* **GIVEN INSTRUCTION**
Each line that includes "React" counts once; give the total and nothing besides.

* **DATASET RECORDS**
★ ★ ★ ★

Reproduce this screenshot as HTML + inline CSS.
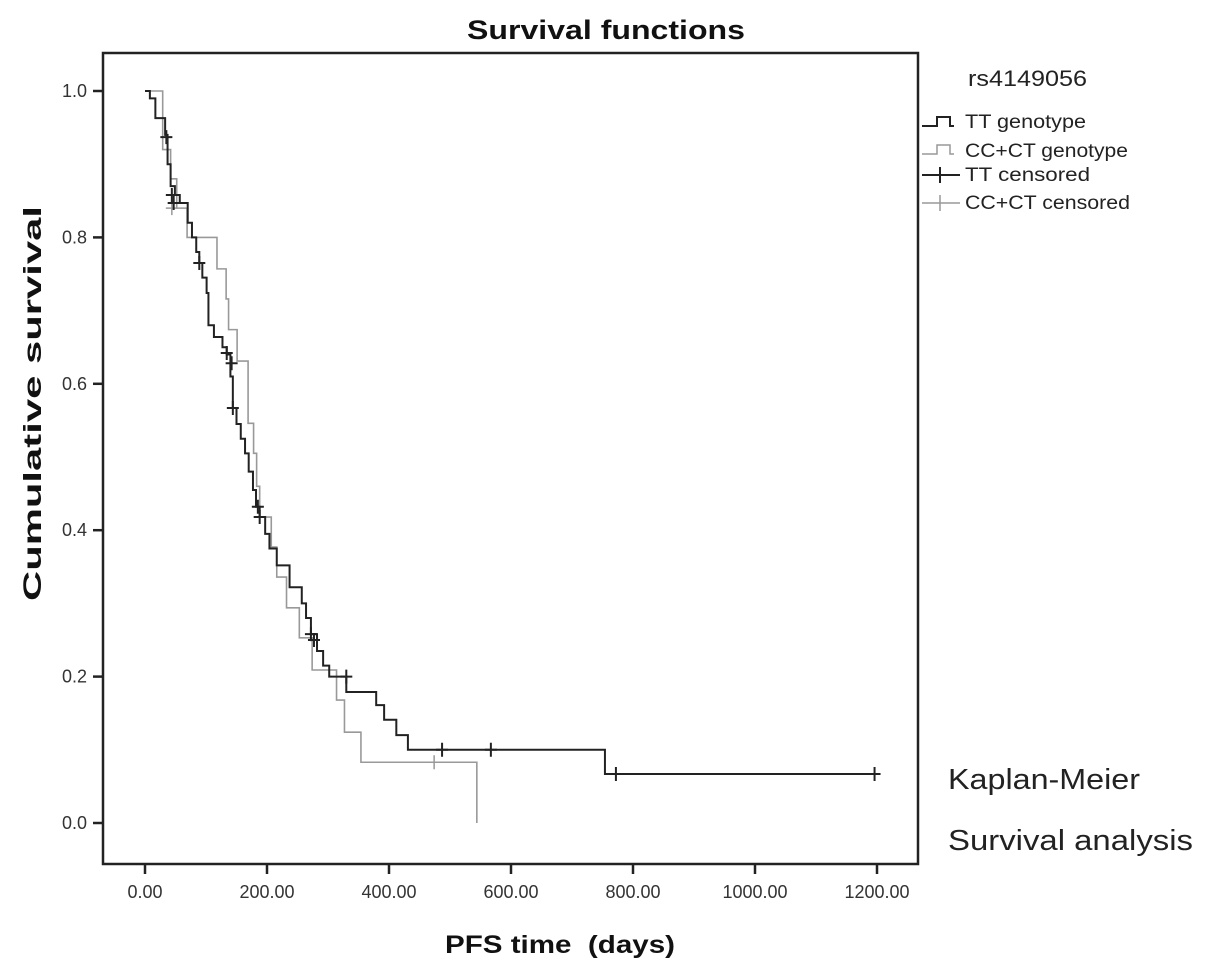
<!DOCTYPE html>
<html><head><meta charset="utf-8"><style>
body{margin:0;background:#fff;}
svg{display:block;font-family:"Liberation Sans",Arial,sans-serif;}
</style></head><body>
<svg id="chart" width="1205" height="969">
<text x="467" y="39" font-size="27" font-weight="bold" textLength="278" lengthAdjust="spacingAndGlyphs" fill="#111">Survival functions</text>
<rect x="103" y="53" width="815" height="811" fill="none" stroke="#222" stroke-width="2.5"/>
<g id="axes"></g>
<g id="series"></g>
<text x="0" y="0" font-size="25" font-weight="bold" fill="#111" textLength="395" lengthAdjust="spacingAndGlyphs" transform="translate(41 601) rotate(-90)">Cumulative survival</text>
<text x="445" y="953" font-size="25" font-weight="bold" fill="#111" textLength="230" lengthAdjust="spacingAndGlyphs" xml:space="preserve">PFS time  (days)</text>
<text x="968" y="86" font-size="22" fill="#222" textLength="119" lengthAdjust="spacingAndGlyphs">rs4149056</text>
<g><path d="M922 126 H937 V117 H950 V126 H954" fill="none" stroke="#222" stroke-width="2"/><text x="965" y="128" font-size="19" fill="#222" textLength="121" lengthAdjust="spacingAndGlyphs">TT genotype</text></g>
<g><path d="M922 154 H937 V145 H950 V154 H954" fill="none" stroke="#999" stroke-width="1.5"/><text x="965" y="157" font-size="19" fill="#222" textLength="163" lengthAdjust="spacingAndGlyphs">CC+CT genotype</text></g>
<g><path d="M922 175 H960 M940 167 V183" fill="none" stroke="#222" stroke-width="2"/><text x="965" y="181" font-size="19" fill="#222" textLength="125" lengthAdjust="spacingAndGlyphs">TT censored</text></g>
<g><path d="M922 203 H960 M940 195 V211" fill="none" stroke="#999" stroke-width="1.5"/><text x="965" y="209" font-size="19" fill="#222" textLength="165" lengthAdjust="spacingAndGlyphs">CC+CT censored</text></g>
<text x="948" y="789" font-size="29" fill="#222" textLength="192" lengthAdjust="spacingAndGlyphs">Kaplan-Meier</text>
<text x="948" y="850" font-size="29" fill="#222" textLength="245" lengthAdjust="spacingAndGlyphs">Survival analysis</text>
</svg>
<script>
const xTicks=[0,200,400,600,800,1000,1200];
const xTickLabels=["0.00","200.00","400.00","600.00","800.00","1000.00","1200.00"];
const yTicks=[0,0.2,0.4,0.6,0.8,1.0];
const yTickLabels=["0.0","0.2","0.4","0.6","0.8","1.0"];
const ttTimes=[0,8,17,33,37,42,49,57,70,77,84,89,94,101,104,113,127,134,140,144,150,157,164,170,177,182,188,197,204,216,237,257,264,272,282,292,302,330,379,392,412,431,754];
const ttSurv=[1.0,0.99,0.963,0.94,0.90,0.87,0.858,0.847,0.82,0.80,0.78,0.765,0.745,0.724,0.68,0.664,0.65,0.64,0.61,0.567,0.545,0.525,0.505,0.48,0.455,0.432,0.418,0.395,0.375,0.352,0.322,0.30,0.28,0.258,0.235,0.215,0.20,0.179,0.161,0.141,0.12,0.10,0.067];
const ttEnd=1196;
const ccTimes=[0,29,42,52,69,118,133,137,151,169,178,183,188,207,216,232,253,274,314,327,354,544];
const ccSurv=[1.0,0.92,0.88,0.84,0.80,0.757,0.716,0.674,0.631,0.546,0.505,0.46,0.418,0.377,0.336,0.294,0.253,0.209,0.168,0.124,0.083,0];
const ccEnd=544;
const ttCensTimes=[35,44,47,89,134,142,144,185,188,272,277,330,487,567,772,1196];
const ttCensSurv=[0.937,0.858,0.847,0.765,0.642,0.628,0.567,0.432,0.418,0.258,0.25,0.20,0.10,0.10,0.067,0.067];
const ccCensTimes=[44,474];
const ccCensSurv=[0.84,0.083];

const NS="http://www.w3.org/2000/svg";
const X=t=>145+t*0.61;
const Y=s=>823-s*732;
const axes=document.getElementById('axes');
const series=document.getElementById('series');
function mk(tag,attrs,parent){const e=document.createElementNS(NS,tag);for(const k in attrs)e.setAttribute(k,attrs[k]);parent.appendChild(e);return e;}
xTicks.forEach((v,i)=>{
  const l=mk('line',{x1:X(v),x2:X(v),y1:864,y2:874,stroke:'#222','stroke-width':2.5},axes);
  
  
  const t=mk('text',{x:X(v),y:898,'font-size':18,'text-anchor':'middle',fill:'#333'},axes);
  t.textContent=xTickLabels[i];
  
  
});
yTicks.forEach((v,i)=>{
  const l=mk('line',{x1:93,x2:103,y1:Y(v),y2:Y(v),stroke:'#222','stroke-width':2.5},axes);
  
  
  const t=mk('text',{x:87,y:Y(v)+6,'font-size':18,'text-anchor':'end',fill:'#333'},axes);
  t.textContent=yTickLabels[i];
  
  
});
function stepPath(times,surv,end){
  let d='M'+X(times[0])+' '+Y(surv[0]);
  for(let i=1;i<times.length;i++){d+=' H'+X(times[i])+' V'+Y(surv[i]);}
  d+=' H'+X(end);
  return d;
}
const cc=mk('path',{d:stepPath(ccTimes,ccSurv,ccEnd),fill:'none',stroke:'#999','stroke-width':1.6},series);


const tt=mk('path',{d:stepPath(ttTimes,ttSurv,ttEnd),fill:'none',stroke:'#222','stroke-width':2},series);


ccCensTimes.forEach((t,i)=>{
  const m=mk('path',{d:'M'+(X(t)-6)+' '+Y(ccCensSurv[i])+' h12 M'+X(t)+' '+(Y(ccCensSurv[i])-7)+' v14',stroke:'#999','stroke-width':1.5,fill:'none'},series);
  
  
});
ttCensTimes.forEach((t,i)=>{
  const m=mk('path',{d:'M'+(X(t)-6)+' '+Y(ttCensSurv[i])+' h12 M'+X(t)+' '+(Y(ttCensSurv[i])-7)+' v14',stroke:'#222','stroke-width':2,fill:'none'},series);
  
  
});
</script>
</body></html>
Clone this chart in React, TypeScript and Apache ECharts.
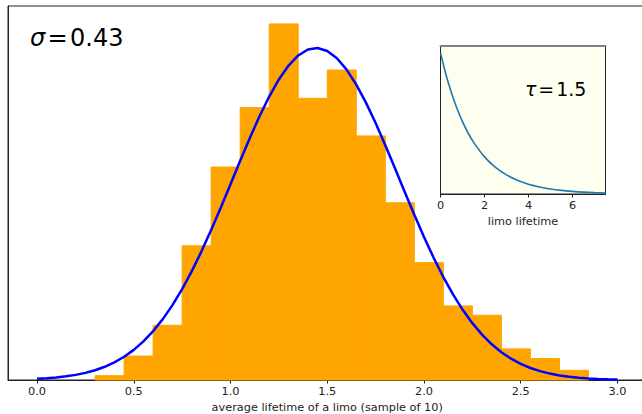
import React, { useEffect, useRef } from "react";
import * as echarts from "echarts";

// Histogram (normalised density), bin width 0.15
const binEdges = [0.3, 0.45, 0.6, 0.75, 0.9, 1.05, 1.2, 1.35, 1.5, 1.65, 1.8, 1.95, 2.1, 2.25, 2.4, 2.55, 2.7, 2.85];
const binDensity = [0.012, 0.067, 0.153, 0.375, 0.595, 0.761, 0.995, 0.787, 0.866, 0.682, 0.495, 0.328, 0.207, 0.181, 0.087, 0.06, 0.027];

// Fitted normal curve
const curveX = [0, 0.05, 0.1, 0.15, 0.2, 0.25, 0.3, 0.35, 0.4, 0.45, 0.5, 0.55, 0.6, 0.65, 0.7, 0.75, 0.8, 0.85, 0.9, 0.95, 1.0, 1.05, 1.1, 1.15, 1.2, 1.25, 1.3, 1.35, 1.4, 1.45, 1.5, 1.55, 1.6, 1.65, 1.7, 1.75, 1.8, 1.85, 1.9, 1.95, 2.0, 2.05, 2.1, 2.15, 2.2, 2.25, 2.3, 2.35, 2.4, 2.45, 2.5, 2.55, 2.6, 2.65, 2.7, 2.75, 2.8, 2.85, 2.9, 2.95, 3.0];
const curveY = [0.0034, 0.0049, 0.0071, 0.0102, 0.0143, 0.0199, 0.0273, 0.0369, 0.0493, 0.0649, 0.0842, 0.108, 0.1365, 0.1701, 0.2093, 0.2541, 0.3043, 0.3595, 0.4194, 0.4822, 0.5472, 0.6124, 0.6764, 0.7368, 0.7921, 0.8398, 0.8786, 0.9068, 0.9234, 0.9276, 0.9194, 0.899, 0.8672, 0.8254, 0.775, 0.7179, 0.6561, 0.5916, 0.5262, 0.4618, 0.3997, 0.3414, 0.2877, 0.2391, 0.1961, 0.1588, 0.1267, 0.0998, 0.0776, 0.0595, 0.045, 0.0336, 0.0247, 0.0179, 0.0128, 0.0091, 0.0063, 0.0044, 0.003, 0.002, 0.0013];

// Inset: exponential lifetime distribution
const insetX = [0, 0.25, 0.5, 0.75, 1.0, 1.25, 1.5, 2.0, 2.5, 3.0, 3.5, 4.0, 4.5, 5.0, 5.5, 6.0, 6.5, 7.0, 7.5];
const insetY = [0.6667, 0.5643, 0.4777, 0.4043, 0.3423, 0.2897, 0.2453, 0.1757, 0.1259, 0.0902, 0.0646, 0.0463, 0.0332, 0.0238, 0.017, 0.0122, 0.0087, 0.0063, 0.0045];

const mainTicks = [0, 0.5, 1.0, 1.5, 2.0, 2.5, 3.0];

const FONT = "DejaVu Sans";
const FS = 11.3;

export default function App() {
  const ref = useRef<HTMLDivElement>(null);
  useEffect(() => {
    if (!ref.current) return;
    const chart = echarts.init(ref.current, undefined, { renderer: "svg" });
    const histData = binDensity.map((d, i) => [binEdges[i], binEdges[i + 1], d]);
    const option: any = {
      animation: false,
      grid: [
        { left: 8, top: 6, width: 638.5, height: 374, show: true, borderColor: "#222", borderWidth: 1, backgroundColor: "transparent", outerBoundsMode: "none", containLabel: false },
        { left: 440.5, top: 46, width: 165, height: 148, show: true, borderColor: "#222", borderWidth: 1, backgroundColor: "#fffff0", z: 5, outerBoundsMode: "none", containLabel: false },
      ],
      xAxis: [
        {
          type: "value", gridIndex: 0, min: -0.15, max: 3.15,
          axisLine: { show: true, onZero: false, lineStyle: { color: "#222", width: 1 } },
          axisTick: { show: true, customValues: mainTicks, length: 3.5, lineStyle: { color: "#222" } },
          axisLabel: { show: true, customValues: mainTicks, formatter: (v: number) => v.toFixed(1), margin: 6, fontFamily: FONT, fontSize: FS, color: "#222" },
          splitLine: { show: false },
          name: "average lifetime of a limo (sample of 10)", nameLocation: "middle", nameGap: 22,
          nameTextStyle: { fontFamily: FONT, fontSize: FS, color: "#222" },
        },
        {
          type: "value", gridIndex: 1, min: 0, max: 7.5, interval: 2,
          axisLine: { show: true, onZero: false, lineStyle: { color: "#222", width: 1 } },
          axisTick: { show: true, length: 3.5, lineStyle: { color: "#222" } },
          axisLabel: { show: true, showMaxLabel: false, margin: 6, fontFamily: FONT, fontSize: FS, color: "#222" },
          splitLine: { show: false },
          name: "limo lifetime", nameLocation: "middle", nameGap: 22,
          nameTextStyle: { fontFamily: FONT, fontSize: FS, color: "#222" },
          z: 6,
        },
        {
          type: "value", gridIndex: 1, min: 0, max: 7.5, position: "top",
          axisLine: { show: true, onZero: false, lineStyle: { color: "#808080", width: 2 } },
          axisTick: { show: false }, axisLabel: { show: false }, splitLine: { show: false },
          z: 6,
        },
      ],
      yAxis: [
        {
          type: "value", gridIndex: 0, min: 0, max: 1.045,
          axisLine: { show: true, onZero: false, lineStyle: { color: "#222" } },
          axisTick: { show: false }, axisLabel: { show: false }, splitLine: { show: false },
        },
        {
          type: "value", gridIndex: 1, min: 0, max: 0.7,
          axisLine: { show: true, onZero: false, lineStyle: { color: "#222" } },
          axisTick: { show: false }, axisLabel: { show: false }, splitLine: { show: false },
          z: 6,
        },
      ],
      series: [
        {
          type: "custom", xAxisIndex: 0, yAxisIndex: 0, z: 2,
          data: histData,
          encode: { x: [0, 1], y: 2 },
          renderItem: (params: any, api: any) => {
            const p0 = api.coord([api.value(0), api.value(2)]);
            const p1 = api.coord([api.value(1), 0]);
            return {
              type: "rect",
              shape: { x: p0[0], y: p0[1], width: p1[0] - p0[0], height: p1[1] - p0[1] },
              style: { fill: "#ffa500", stroke: "#ffa500", lineWidth: 1 },
            };
          },
        },
        {
          type: "line", xAxisIndex: 0, yAxisIndex: 0, z: 3,
          data: curveX.map((x, i) => [x, curveY[i]]),
          smooth: false, showSymbol: false, symbol: "none",
          lineStyle: { color: "#0000ff", width: 2.5 },
        },
        {
          type: "line", xAxisIndex: 1, yAxisIndex: 1, z: 10,
          data: insetX.map((x, i) => [x, insetY[i]]),
          smooth: 0.3, showSymbol: false, symbol: "none",
          lineStyle: { color: "#1f77b4", width: 1.6 },
        },
      ],
      graphic: [
        {
          type: "text", left: 30, top: 26, z: 20,
          style: {
            text: "{i|σ}\u200A=\u200A0.43",
            fontFamily: FONT, fontSize: 24, fill: "#000",
            rich: { i: { fontFamily: FONT, fontSize: 24, fontStyle: "italic", fill: "#000" } },
          },
        },
        {
          type: "text", left: 525, top: 79, z: 20,
          style: {
            text: "{i|τ}\u200A=\u200A1.5",
            fontFamily: FONT, fontSize: 19, fill: "#000",
            rich: { i: { fontFamily: FONT, fontSize: 19, fontStyle: "italic", fill: "#000" } },
          },
        },
      ],
    };
    chart.setOption(option);
    return () => chart.dispose();
  }, []);
  return (
    <div
      ref={ref}
      style={{ position: "fixed", left: 0, top: 0, width: 642, height: 414, background: "#fff" }}
    />
  );
}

★ ★ ★ ★

* **ANSWER TO THIS TASK**
2